Sabtu, 11 Januari 2014

Pilih Partai atau Tokoh?

                                          Pilih Partai atau Tokoh?

Toeti Prahas Adhitama  ;    Anggota Dewan Redaksi Media Group
MEDIA INDONESIA,  10 Januari 2014
                                                                                                                       


TANYAKAN kepada orang kebanyakan, mereka memilih partai atau tokoh? Umumnya akan menjawab, mereka memilih tokoh. Bagi mereka, partai sesuatu yang sifatnya abstrak. Betapa pun hebatnya ideologi partai dan gencarnya partai-partai itu mengampanyekan visi dan misi mereka, tetap saja ide-ide yang diajukan tidak terjangkau oleh nalar kebanyakan kontestan. Tapi ajukan kepada mereka nama tokoh-tokoh partai yang mereka kenal atau dikenal masyarakat luas, nalar mereka akan menyambung.

Fenomena ini umum berlaku di negara-negara berkembang. Ini antara lain menjelaskan mengapa acara Mata Najwa yang mengajukan lima tokoh populer di forum Universitas Sebelas Maret belum lama ini mendapat sambutan hangat. Selain kelima tokoh memang memberikan kesan sejuk yang bisa dipercaya, rekam jejak mereka menunjukkan bahwa mereka peduli terhadap kepentingan rakyat; umumnya tidak menyiratkan ambisi untuk mendapatkan kekuasaan lebih, apalagi menjadi presiden.

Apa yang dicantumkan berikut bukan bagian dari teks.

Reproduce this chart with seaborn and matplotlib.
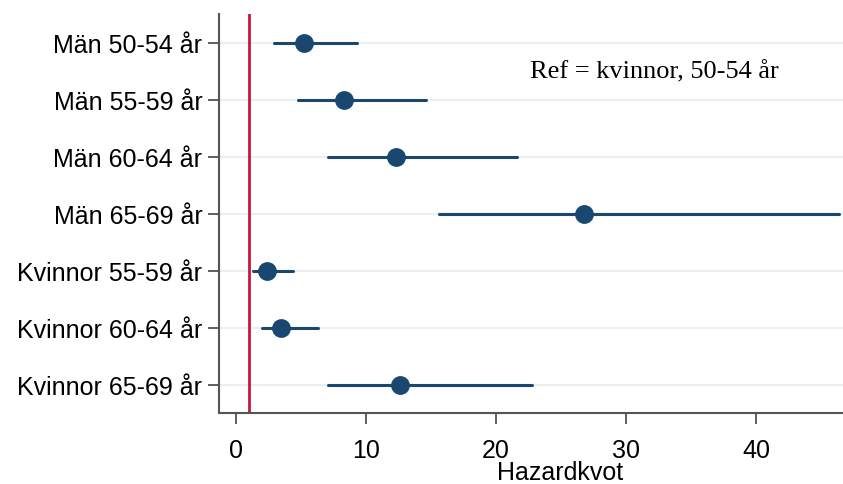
import numpy as np
import pandas as pd
import seaborn as sns
import matplotlib.pyplot as plt

# hazard ratios with 95% CI
groups = ['Män 50-54 år', 'Män 55-59 år', 'Män 60-64 år', 'Män 65-69 år',
          'Kvinnor 55-59 år', 'Kvinnor 60-64 år', 'Kvinnor 65-69 år']
hr    = [5.2, 8.3, 12.3, 26.8, 2.4, 3.45, 12.6]
ci_lo = [2.9, 4.75, 7.1, 15.6, 1.3, 2.0, 7.1]
ci_hi = [9.3, 14.6, 21.6, 46.4, 4.4, 6.3, 22.8]
ref_line = 1
xticks = [0, 10, 20, 30, 40]

navy = '#1a476f'
red = '#c8163e'

sns.set_style('white')
plt.rcParams['font.family'] = ['Liberation Sans', 'DejaVu Sans']
plt.rcParams['text.color'] = 'black'
plt.rcParams['xtick.labelcolor'] = 'black'
plt.rcParams['ytick.labelcolor'] = 'black'
plt.rcParams['axes.labelcolor'] = 'black'

# long table: lo / est / hi per group -> median gives estimate, min/max gives CI
df = pd.DataFrame({
    'grupp': np.repeat(groups, 3),
    'hr': np.column_stack([ci_lo, hr, ci_hi]).ravel(),
})

fig = plt.figure(figsize=(8.43, 4.85), dpi=100)
ax = fig.add_axes([0.2598, 0.146, 0.7402, 0.823])

for i in range(len(groups)):
    ax.axhline(i, color='#e9f0f2', lw=1.5, zorder=0)

sns.pointplot(data=df, x='hr', y='grupp', order=groups, estimator='median',
              errorbar=lambda v: (v.min(), v.max()), color=navy,
              linestyle='none', marker='o', markersize=11.5,
              err_kws={'linewidth': 2.2}, ax=ax)

ax.axvline(ref_line, color=red, lw=2, zorder=1)

ax.set_xlim(-1.3, 46.7)
ax.set_ylim(6.5, -0.5)
ax.set_xticks(xticks)
ax.set_xlabel('Hazardkvot', fontsize=18, labelpad=-1.5)
ax.xaxis.label.set_x(0.546)
ax.set_ylabel('')
ax.tick_params(axis='both', labelsize=18, length=8, width=1.2, color='#444444',
               left=True, bottom=True)
ax.tick_params(axis='x', pad=10)
ax.tick_params(axis='y', pad=4)

for s in ['top', 'right']:
    ax.spines[s].set_visible(False)
for s in ['left', 'bottom']:
    ax.spines[s].set_color('#555555')
    ax.spines[s].set_linewidth(1.5)

ax.text(22.6, 0.5, 'Ref = kvinnor, 50-54 år', fontsize=19,
        family=['Liberation Serif', 'DejaVu Serif'], va='center', ha='left')

fig.savefig('out.png', dpi=100)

Dalam sedikit waktu yang tertinggal menjelang Pemilu 2014, kenyataan-kenyataan seperti itulah yang diharapkan kontestan. Boleh saja kalangan politikus bermimpi tentang ideologi partai yang muluk-muluk, atau visi dan misinya yang dianggap akan menyejahterakan rakyat umum, tetapi dalam negara demokrasi yang mengandalkan keampuhan partai-partai untuk menyatukan keinginan rakyat, yang akan berlaku tetap pilihan setiap kontestan pada saat mencoblos.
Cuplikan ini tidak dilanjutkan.